After three and a half years, she was asked to apply for the position of risk manager.

“I was ready to move on; ready for a new challenge,” she says.

“My health and safety role had a significant risk management element, which can be applied to other areas without too much of a jump. I guess it’s why I was asked to consider the job.

“That being said, it was a very steep learning curve.”

Sandy says this was largely due to it being a newly created position – she didn’t take over from anyone, instead she was expected to set up the processes and procedures to make things flow.

“Nearly all my roles at council have been brand new positions – it’s nice to start from scratch.

“There’s still a lot to do, it’s an ongoing process,” she says of her work. “I’m currently working on risk appetite with our councillors – it may be old hat to many, but it’s new to us.

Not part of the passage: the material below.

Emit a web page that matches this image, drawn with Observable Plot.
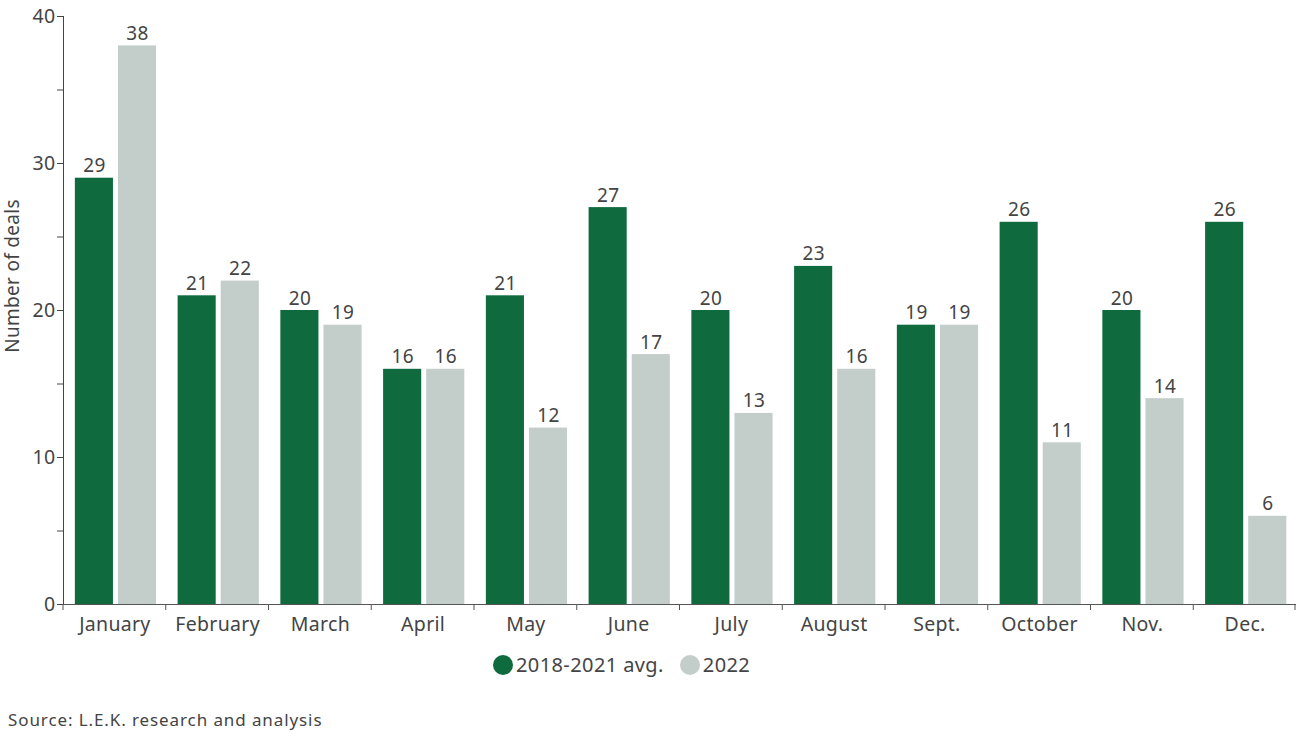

“Fortunately, there are so many people willing to help out, and answer questions. Also, the local government community is very supportive. It’s a bit like one big company, with each council being a different branch.”

Sandy is part of the MWLASS (Manawatu-Wanganui Local Authority Shared Services) health and safety group. Here she can share ideas and get feedback and advice from her contemporaries in neighbouring councils.

“SOLGM groups are also very supportive. There is a lot of experience and expertise to call on,” she says.

Sandy says the biggest challenge she’s faced in her career so far has been building confidence in her leadership skills.

“I was very fortunate to be able to complete a leadership programme with the Institute of Strategic Leadership in 2016. I was sent by our CEO Blair King not long after I started in the land information role.

“This was the starting point for me to grow my confidence and realise I can do anything I set my mind to.

“Blair is a very supportive leader and promotes a flat structure within council – everyone has a voice. This has really impacted my leadership style and how I work.”

Sandy says that being nominated for the SOLGM Brookfield’s emerging leader award was an acknowledgement of her work, and winning was both wonderful and “a bit scary”.

“It was really nice to hear all the positive things the judges had to say about me but it did make me a bit uncomfortable too.”

As a prize, she attended the ICMA (International City/County Management Association) conference in Nashville.

“The award also gave me two new mentors: Linda O’Reilly from Brookfield Lawyers, who has shown a lot of interest in my career and who regularly stays in touch by email, and Karen Thomas at SOLGM who was at the Nashville conference with me and who I would have really struggled without – there were so many different things happening at once.”

She’s headed off to the conference again later this year; this time it is in Toronto.

“At Karen’s suggestion, I applied for the John Garvey Scholarship, which is offered by ICMA to allow young professionals to have an international experience by attending events abroad. Only one scholarship is given to a non-US citizen each year and I was thrilled and amazed to win it.

“I am choosing to go to the ICMA conference as I really enjoyed the Nashville one – I got a lot out of it and met a lot of good people.”

While she admits she “fell into local government”, she soon realised the breadth of the work it undertakes and is keen to stay.

“It’s 10 businesses rolled into one. My job has given me exposure to most areas – from the elections to planning to rates and more. There are so many different facets you could move into.”

Sandy has yet to make plans as to where she will end up in local government. It’ll be a leadership role for sure, however, before then she has things to do.

First up is a move to England, accompanying her cricketer partner who has a season’s contract with the local club in Didcot, Oxfordshire.

“I’ve never lived in the UK before, so this is a really exciting opportunity for me. There are so many amazing travel destinations so close by and so much going on,” she enthuses. “We already have tickets to see Pearl Jam.

“Career-wise, I’m hoping to be able to make the most of my year overseas. Britain has a very mature risk management culture that I could learn a lot from.”

Tararua District Council is holding her job open for her for one year, keen for her to return and to continue growing and contributing.

“Dannevirke has an easy pace of life, cheap housing, no traffic and no queues,” Sandy says with a laugh. “The council here is small but being in a more sparsely resourced organisation means you get to do the really big things and the really small things – there’s lots of opportunities and good variety.

“What I love about local government is the focus on doing the best you can with the funding you get rather than the focus on profit.

“Our drive is to do the right thing for the community – taking everyone’s views into account. We’re tackling key issues such as the environment and economy, and future-proofing the region.

“Working in local government gives us the opportunity to have a huge impact on the community.”